Bis zum Ja-Wort mussten sich die mehr oder weniger geladenen Gäste in Travemünde ebenso gedulden wie die Fernsehzuschauer bei ProSieben. Das Eheversprechen gaben sich Gülcan Karanhanci und Sebastian Kamps erst kurz nach 22 Uhr. Bluhm und Fiene verfolgten bei "F.T.D. TV" gemeinsam die "Traumhochzeit" und kommentierten tapfer - mal so gelangweilt wie es dem ProSieben-Programm entsprach, mal mit genau den Gedanken, die man als jemand, der alleine vor dem Fernseher sitzt, nicht laut ausspricht. Da freut man sich, dass man doch nicht der Einzige ist, dem dieser oder jener Gedanke kam. Je schlechter die Hochzeits-Peinlichkeit wurde, desto leichter fiel die ungehemmte Kritik.

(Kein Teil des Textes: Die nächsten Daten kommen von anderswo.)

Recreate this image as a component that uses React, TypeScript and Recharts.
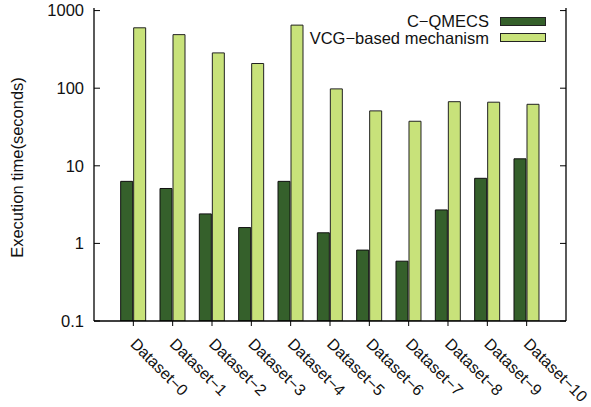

Foto: ProSieben/ Stephan PickWährend Gülcan und ihr frischgebackener Gatte Sebastian irgendwann kurz vor halb elf noch die Hochzeitstorte anschnitten und die Live-Übertragung nach einem für eine Märchenhochzeit unpassenden Auftritt von "Scooter" ihr Ende nahm, hatte ProSieben den Humor, die Frage "Welcher Promi hat den höchsten Nutzlos-IQ?" einzublenden. Gemeint war entgegen ersten Vermutungen nicht das gezeigte Ehepaar, sondern die nachfolgende Show "Besserwisser", die ProSieben nach über acht Monaten aus dem Giftschrank geholt hat.
 
Im Web ging es hingegen weiter: Über die Hochzeit und die Sendung selbst wurde noch diskutiert, mit Zuschauern gechattet und telefoniert bis irgendwann nach 23 Uhr wohl Schluss war. "F.T.D. TV", so der an die Vornamen der Macher angelehnte Name des schon zuvor zweimal probierten WebTV-Projekts von Bluhm, Fiene und dem diesmal abwesenden Thomas Knüwer ("Handelsblatt", Autor des Blogs "Indiskretion Ehrensache"), ist jeweils live only und somit schon längst Schall und Rauch, wenn Sie diese Zeilen lesen.
 
Eine Aufzeichnung des Sofa-Fernsehens gibt es nicht. Nur einige dutzend Zuschauer waren am Dienstag dabei. Aber die, die einschalteten, bekamen einen Vorgeschmack darauf, wie der Übergang vom Podcast on demand zum linearen Fernsehen aussehen kann und der Unterschied zwischen Profis und ambitionierten Amateuren auch auf diesem Gebiet langsam schwindet, das klassische Broadcaster bislang noch immer für erstaunlich unanfechtbar halten. So wird man sich dort weiter auf dem Glauben ausruhen, dass es für Spielereien wie "F.T.D. TV" an diesem Dienstagabend ja zunächst noch das massenwirksame Programm bedarf, über das gesprochen wird. Dass die Notwendigkeit nicht besteht, bewiesen Bluhm, Fiene und Knüwer allerdings auch schon. Ein paar dutzend Zuschauer kann man also belächeln. Sollte man aber nicht.